KSR part du principe que l’Homme a développé un traitement lui permettant de vivre mille ans (une thématique que l’on retrouve dans la « Trilogie Martienne »), mais que le cerveau ne suit pas : ne sont accessibles que les souvenirs correspondant à l’espérance de vie naturelle, ceux du dernier siècle, en gros. Les autres sont soit effacés, soit enfouis, et ne ressurgissent qu’occasionnellement et involontairement. Les gens rédigent donc des autobiographies, s’adressant à leur « Moi » futur qui a en fait tout d’une autre personne. L’ouvrage nous présente trois de ces récits : le premier concerne Emma Weil, spécialiste en systèmes de support de vie, à qui deux anciens amis demandent son aide pour les aider à rendre leur astronef interstellaire (le premier de son genre) secret viable. Réticente, elle finit par les aider puis rentre sur Mars, où une Révolution éclate contre les Corporations et l’état policier inféodé à la Terre qui les chapeaute.

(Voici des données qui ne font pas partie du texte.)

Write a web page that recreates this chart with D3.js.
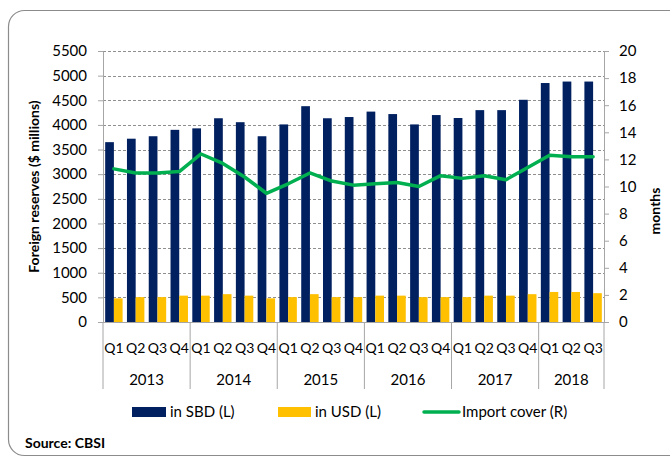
<!DOCTYPE html>
<html>
<head>
<meta charset="utf-8">
<script src="https://cdn.jsdelivr.net/npm/d3@7"></script>
<style>
  body { margin: 0; background: #fff; }
  svg { display: block; font-family: Lato, "Open Sans", sans-serif; }
</style>
</head>
<body>
<svg id="chart"></svg>
<script>
// DATA
const years = ["2013", "2014", "2015", "2016", "2017", "2018"];
const quarters = ["Q1", "Q2", "Q3", "Q4", "Q1", "Q2", "Q3", "Q4", "Q1", "Q2", "Q3", "Q4",
  "Q1", "Q2", "Q3", "Q4", "Q1", "Q2", "Q3", "Q4", "Q1", "Q2", "Q3"];
const inSBD = [3650, 3720, 3770, 3900, 3930, 4135, 4055, 3770, 4010, 4380, 4135, 4160,
  4270, 4220, 4010, 4200, 4140, 4300, 4300, 4510, 4850, 4880, 4880];
const inUSD = [480, 505, 505, 535, 535, 565, 535, 480, 505, 565, 505, 505,
  535, 535, 505, 505, 505, 535, 535, 565, 610, 610, 585];
const importCover = [11.3, 11.0, 11.0, 11.1, 12.4, 11.7, 10.7, 9.5, 10.2, 11.0, 10.4, 10.1,
  10.2, 10.3, 10.0, 10.8, 10.6, 10.8, 10.5, 11.4, 12.3, 12.2, 12.2];
const leftTicks = d3.range(0, 5501, 500);
const rightTicks = d3.range(0, 21, 2);

const W = 670, H = 459;
const plot = { left: 103, right: 604, top: 51, bottom: 322 };
const navy = "#002060", gold = "#FFC000", green = "#00B050", axisGray = "#a6a6a6";

const svg = d3.select("#chart").attr("width", W).attr("height", H);

//OUTER FRAME
svg.append("rect")
  .attr("x", 8.5).attr("y", 10.5)
  .attr("width", 720).attr("height", 445)
  .attr("rx", 16)
  .attr("fill", "none")
  .attr("stroke", "#8c8c8c")
  .attr("stroke-width", 1.2);

//SCALES
const idx = d3.range(quarters.length);
const x = d3.scaleBand().domain(idx).range([plot.left, plot.right]);
const yL = d3.scaleLinear().domain([0, 5500]).range([plot.bottom, plot.top]);
const yR = d3.scaleLinear().domain([0, 20]).range([plot.bottom, plot.top]);
const bw = x.bandwidth();

//GRIDLINES
svg.append("g")
  .selectAll("line")
  .data(leftTicks.filter(d => d > 0))
  .enter()
  .append("line")
  .attr("x1", plot.left).attr("x2", plot.right)
  .attr("y1", d => Math.round(yL(d)) + 0.5)
  .attr("y2", d => Math.round(yL(d)) + 0.5)
  .attr("stroke", "#8f8f8f")
  .attr("stroke-width", 1)
  .attr("stroke-dasharray", "3,2");

//BARS
svg.append("g")
  .selectAll("rect")
  .data(idx)
  .enter()
  .append("rect")
  .attr("x", i => x(i) + bw * 0.1)
  .attr("width", bw * 0.4)
  .attr("y", i => yL(inSBD[i]))
  .attr("height", i => yL(0) - yL(inSBD[i]))
  .attr("fill", navy);

svg.append("g")
  .selectAll("rect")
  .data(idx)
  .enter()
  .append("rect")
  .attr("x", i => x(i) + bw * 0.5)
  .attr("width", bw * 0.4)
  .attr("y", i => yL(inUSD[i]))
  .attr("height", i => yL(0) - yL(inUSD[i]))
  .attr("fill", gold);

//AXES
const axisL = svg.append("g")
  .attr("transform", "translate(" + plot.left + ",0)")
  .call(d3.axisLeft(yL).tickValues(leftTicks).tickFormat(d3.format("d"))
    .tickSize(5).tickPadding(11).tickSizeOuter(0));
const axisR = svg.append("g")
  .attr("transform", "translate(" + plot.right + ",0)")
  .call(d3.axisRight(yR).tickValues(rightTicks).tickFormat(d3.format("d"))
    .tickSize(5).tickPadding(10).tickSizeOuter(0));
[axisL, axisR].forEach(a => {
  a.selectAll("line").attr("stroke", axisGray);
  a.select(".domain").attr("stroke", axisGray);
  a.selectAll("text")
    .style("font-family", "Lato, 'Open Sans', sans-serif")
    .style("font-size", "15px")
    .attr("fill", "#000");
});

//CATEGORY AXIS
svg.append("line")
  .attr("x1", plot.left).attr("x2", plot.right)
  .attr("y1", plot.bottom + 0.5).attr("y2", plot.bottom + 0.5)
  .attr("stroke", axisGray);

const groupEdges = [0, 4, 8, 12, 16, 20];
svg.append("g")
  .selectAll("line")
  .data(groupEdges.map(i => x(i)).concat([plot.right]))
  .enter()
  .append("line")
  .attr("x1", d => d).attr("x2", d => d)
  .attr("y1", plot.bottom).attr("y2", 389)
  .attr("stroke", axisGray);

svg.append("g")
  .selectAll("text")
  .data(idx)
  .enter()
  .append("text")
  .attr("x", i => x(i) + bw / 2)
  .attr("y", 353)
  .attr("text-anchor", "middle")
  .style("font-size", "14px")
  .text(i => quarters[i]);

svg.append("g")
  .selectAll("text")
  .data(years)
  .enter()
  .append("text")
  .attr("x", (d, k) => {
    const a = x(groupEdges[k]);
    const b = k < years.length - 1 ? x(groupEdges[k + 1]) : plot.right;
    return (a + b) / 2;
  })
  .attr("y", 385)
  .attr("text-anchor", "middle")
  .style("font-size", "15px")
  .text(d => d);

//LINE
const line = d3.line()
  .x(i => x(i) + bw / 2)
  .y(i => yR(importCover[i]));
svg.append("path")
  .datum(idx)
  .attr("fill", "none")
  .attr("stroke", green)
  .attr("stroke-width", 3.5)
  .attr("stroke-linejoin", "round")
  .attr("stroke-linecap", "round")
  .attr("d", line);

//AXIS TITLES
svg.append("text")
  .attr("transform", "translate(39," + (plot.top + plot.bottom) / 2 + ") rotate(-90)")
  .attr("text-anchor", "middle")
  .style("font-size", "14px")
  .style("font-weight", "bold")
  .text("Foreign reserves ($ millions)");
svg.append("text")
  .attr("transform", "translate(660,211) rotate(-90)")
  .attr("text-anchor", "middle")
  .style("font-size", "14px")
  .style("font-weight", "bold")
  .text("months");

//LEGEND
const lg = svg.append("g").attr("transform", "translate(0,412)");
lg.append("rect").attr("x", 132).attr("y", -5).attr("width", 34).attr("height", 10).attr("fill", navy);
lg.append("text").attr("x", 170).attr("y", 5).style("font-size", "15px").text("in SBD (L)");
lg.append("rect").attr("x", 278).attr("y", -5).attr("width", 33).attr("height", 10).attr("fill", gold);
lg.append("text").attr("x", 315).attr("y", 5).style("font-size", "15px").text("in USD (L)");
lg.append("line").attr("x1", 424).attr("x2", 459).attr("y1", 0).attr("y2", 0)
  .attr("stroke", green).attr("stroke-width", 3.5).attr("stroke-linecap", "round");
lg.append("text").attr("x", 462).attr("y", 5).style("font-size", "15px").text("Import cover (R)");

//SOURCE
svg.append("text")
  .attr("x", 25).attr("y", 448)
  .style("font-size", "14px")
  .style("font-weight", "bold")
  .text("Source: CBSI");
</script>
</body>
</html>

Avant son départ de la nef interstellaire, elle aperçoit les plans d’une structure circulaire. Étrangement, bien qu’écrite après la troisième partie, cette ouverture a un style bien moins abouti.

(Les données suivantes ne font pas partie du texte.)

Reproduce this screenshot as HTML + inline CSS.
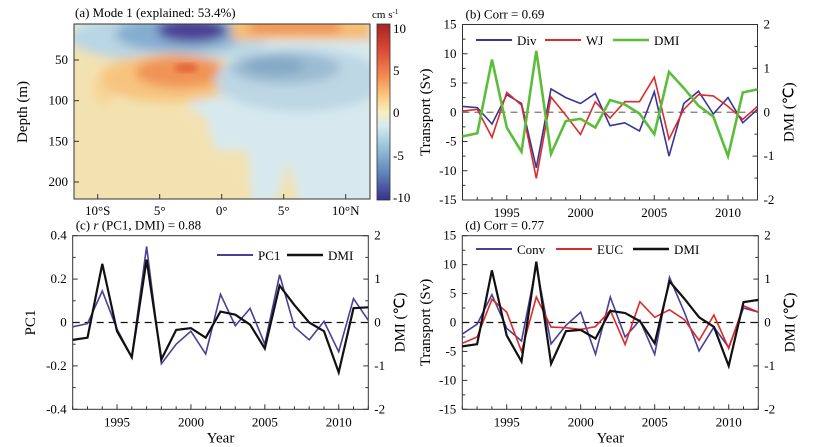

Le deuxième récit, trois siècles plus tard, met en scène Hjalmar Nederland, archéologue martien qui vient enfin d’obtenir l’autorisation gouvernementale de fouiller les sites des villes rasées pendant la Sédition. Sauf que ses découvertes contredisent le narratif officiel selon lequel ces cités auraient été détruites par les rebelles. Lors de ses fouilles, il exhume le journal d’Emma, et quand un cercle de « menhirs » de glace, surnommé Icehenge, est découvert au pôle nord de Pluton, il fait le lien avec la structure circulaire mentionnée dans l’autobiographie. Cette partie présente de nombreux points communs avec la « Trilogie Martienne », à tel point qu’on peut presque la considérer comme un brouillon du cycle.

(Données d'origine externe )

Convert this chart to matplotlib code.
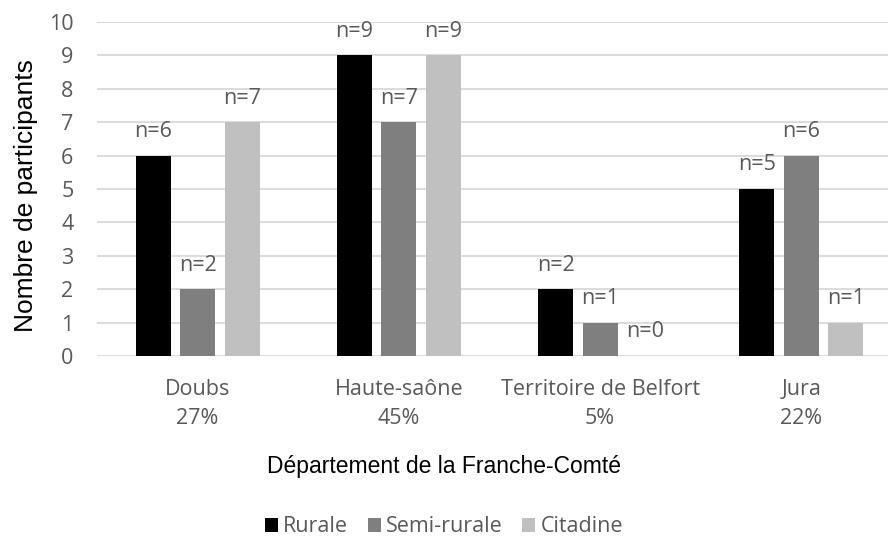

Le troisième récit est celui d’Edmond Doya, arrière-petit-fils de Hjalmar, qui remet en cause non seulement certaines des découvertes et théories de son ancêtre, mais qui jette aussi le doute sur le caractère fiable des narrateurs ou des événements relatés dans les deux parties précédentes, pensant qu’il s’agit en fait d’une mystification. Tout comme le récit de Hjalmar, celui d’Edmond s’interroge sur la manipulation et la réécriture de l’Histoire, que ce soit par des gouvernements ou de riches individus, et sur notre tendance à ne voir que les « faits » que nous désirons voir.

En cette époque d’infox et de narratif plaqué artificiellement sur la réalité objective, Les Menhirs de glace reste un roman fort pertinent et intéressant, malgré ses presque quarante ans d’âge.